Syarat keempat adalah mengetahui masuknya waktu shalat atau dapat juga
dengan menyangka masuknya waktu shalat dengan ijtihad. Sehingga apabila
seseorang shalat tanpa mengetahui masuknya waktu shalat, maka tidak sah
shalatnya. Meskipun orang tersebut sudah tepat pada waktunya.
Syarat kelima adalah berusaha menghadap kiblat, yaitu ka’bah. Disebut sebagai kiblat dikarenakan seseorang yang
melaksanakan shalat akan menghadap padanya. Disebut sebagai ka’bah dikarenakan luhur derajatnya.

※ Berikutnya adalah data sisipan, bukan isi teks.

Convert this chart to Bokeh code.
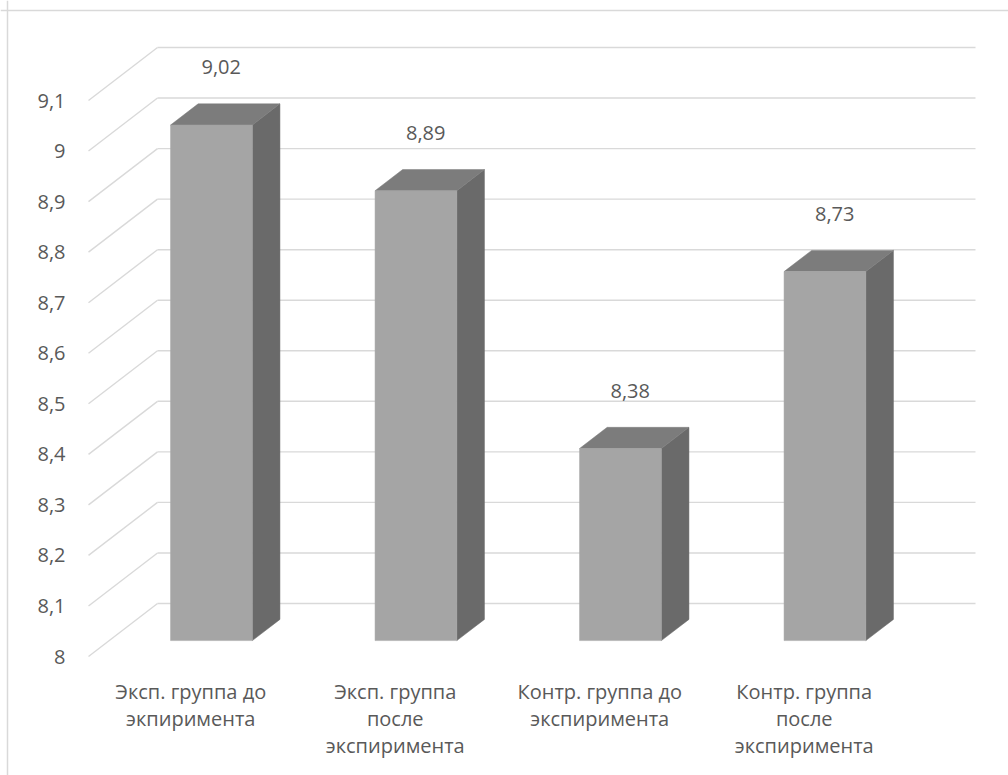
from bokeh.plotting import figure
from bokeh.models import Range1d, Span, ColumnDataSource
from bokeh.core.properties import value
from bokeh.embed import file_html
from bokeh.resources import INLINE

# ---- data -------------------------------------------------------------
categories = [
    "Эксп. группа до\nэкпиримента",
    "Эксп. группа\nпосле\nэкспиримента",
    "Контр. группа до\nэкспиримента",
    "Контр. группа\nпосле\nэкспиримента",
]
scores = [9.02, 8.89, 8.38, 8.73]
y_ticks = [8.0, 8.1, 8.2, 8.3, 8.4, 8.5, 8.6, 8.7, 8.8, 8.9, 9.0, 9.1]
y_tick_labels = ["8", "8,1", "8,2", "8,3", "8,4", "8,5", "8,6", "8,7", "8,8", "8,9", "9", "9,1"]
y_min = 8.0


def ru(v):
    return f"{v:.2f}".replace(".", ",")


value_labels = [ru(v) for v in scores]

# ---- layout (pixels) --------------------------------------------------
W, H = 1008, 775
X0_PX = 88          # front-left corner of the floor
PX_PER_CAT = 204.5  # width of one category slot
Y0_PX = 656         # front floor level (value = y_min)
PX_PER_UNIT = 505.45
DEPTH_PX = (69, 53)  # oblique offset from front plane to back wall

x_range = Range1d(-X0_PX / PX_PER_CAT, (W - X0_PX) / PX_PER_CAT)
y_range = Range1d(y_min - (H - Y0_PX) / PX_PER_UNIT, y_min + Y0_PX / PX_PER_UNIT)
DX = DEPTH_PX[0] / PX_PER_CAT
DY = DEPTH_PX[1] / PX_PER_UNIT

n = len(scores)
HALF = 0.2          # half bar width (gap width 150%)
D0, D1 = 0.3, 0.7   # bar depth, front and back

FONT = value("Open Sans")
TEXT_COLOR = "#595959"
GRID_COLOR = "#D9D9D9"

p = figure(width=W, height=H, x_range=x_range, y_range=y_range,
           output_backend="svg", toolbar_location=None,
           x_axis_location=None, y_axis_location=None,
           min_border=0, outline_line_color=None,
           background_fill_color="white", border_fill_color="white")
p.min_border_left = p.min_border_right = p.min_border_top = p.min_border_bottom = 0
p.xgrid.visible = False
p.ygrid.visible = False

# chart area border (top and left edges)
p.add_layout(Span(location=x_range.start + 7 / PX_PER_CAT, dimension="height",
                  line_color=GRID_COLOR, line_width=1.5))
p.add_layout(Span(location=y_range.end - 10 / PX_PER_UNIT, dimension="width",
                  line_color=GRID_COLOR, line_width=1.5))

# ---- gridlines: back wall + left side wall ----------------------------
grid = ColumnDataSource(dict(
    bx0=[0 + DX] * len(y_ticks), bx1=[n + DX] * len(y_ticks),
    by=[t + DY for t in y_ticks],
    sx0=[0] * len(y_ticks), sy0=y_ticks,
    sx1=[DX] * len(y_ticks),
))
p.segment(x0="bx0", y0="by", x1="bx1", y1="by", source=grid,
          line_color=GRID_COLOR, line_width=1.4)
p.segment(x0="sx0", y0="sy0", x1="sx1", y1="by", source=grid,
          line_color=GRID_COLOR, line_width=1.4)

# ---- 3D columns -------------------------------------------------------
front_xs, front_ys, top_xs, top_ys, side_xs, side_ys = [], [], [], [], [], []
for i, v in enumerate(scores):
    c = i + 0.5
    l, r = c - HALF, c + HALF
    front_xs.append([l + D0 * DX, r + D0 * DX, r + D0 * DX, l + D0 * DX])
    front_ys.append([y_min + D0 * DY, y_min + D0 * DY, v + D0 * DY, v + D0 * DY])
    top_xs.append([l + D0 * DX, r + D0 * DX, r + D1 * DX, l + D1 * DX])
    top_ys.append([v + D0 * DY, v + D0 * DY, v + D1 * DY, v + D1 * DY])
    side_xs.append([r + D0 * DX, r + D1 * DX, r + D1 * DX, r + D0 * DX])
    side_ys.append([y_min + D0 * DY, y_min + D1 * DY, v + D1 * DY, v + D0 * DY])

p.patches(side_xs, side_ys, fill_color="#6A6A6A", line_color="#6A6A6A", line_width=0.5)
p.patches(top_xs, top_ys, fill_color="#7C7C7C", line_color="#7C7C7C", line_width=0.5)
p.patches(front_xs, front_ys, fill_color="#A5A5A5", line_color="#A5A5A5", line_width=0.5)

# ---- value labels above each column -----------------------------------
mid = 0.5 * (D0 + D1)
lab = ColumnDataSource(dict(
    x=[i + 0.5 + mid * DX for i in range(n)],
    y=[v + mid * DY for v in scores],
    t=value_labels,
))
p.text(x="x", y="y", text="t", source=lab, x_offset=-4, y_offset=-47,
       text_align="center", text_baseline="middle",
       text_font=FONT, text_font_size="20px", text_color=TEXT_COLOR)

# ---- value axis labels --------------------------------------------------
ticks = ColumnDataSource(dict(x=[0] * len(y_ticks), y=y_ticks, t=y_tick_labels))
p.text(x="x", y="y", text="t", source=ticks, x_offset=-23,
       text_align="right", text_baseline="middle",
       text_font=FONT, text_font_size="20px", text_color=TEXT_COLOR)

# ---- category labels ----------------------------------------------------
cats = ColumnDataSource(dict(x=[i + 0.5 for i in range(n)], y=[y_min] * n, t=categories))
p.text(x="x", y="y", text="t", source=cats, y_offset=21,
       text_align="center", text_baseline="top", text_line_height=1.0,
       text_font=FONT, text_font_size="20px", text_color=TEXT_COLOR)

open("out.html", "w").write(file_html(p, INLINE))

Menghadap kiblat dengan dada merupakan syarat sahnya shalat bagi orang yang
mampu melakukanya.
Dikecualikan dari syarat berusaha menghadap kiblat dengan dawuh kyai
mushonif: diperbolehkan tidak menghadap kiblat ketika shalat dalam dua keadaan,
pertama adalah ketika keadaan yang sangat menakutkan dalam peperangan yang
dimubahkan baik shalat yang dilaksanakan adalah fardlu maupun naflu. Kedua adalah
ketika shalat sunah dalam keadaan bepergian diatas kendaraan, sehingga bagi
orang yang sedang bepergian mubah meskipun jaraknya dekat diperbolehkan shalat
sunah tanpa menghadap kiblat. Seseorang
yang sedang berada di atas tunggangan tidak diwajibkan meletakan dahinya di
atas pelana. Tetapi seseorang tersebut melakukan isyarat dalam rukuk dan
sujudnya yang mana posisi sujudnya lebih rendah dibanding rukuknya. Adapun
seseorang yang sedang berjalan, dia harus menyempurnakan rukuk dan sujudnya dan
diwajibkan menghadap kiblat ketika melaksanakan rukuk dan sujud. Seseorang
tersebut tidak berjalan kembali kecuali dalam keadaan berdiri dan tasyahud.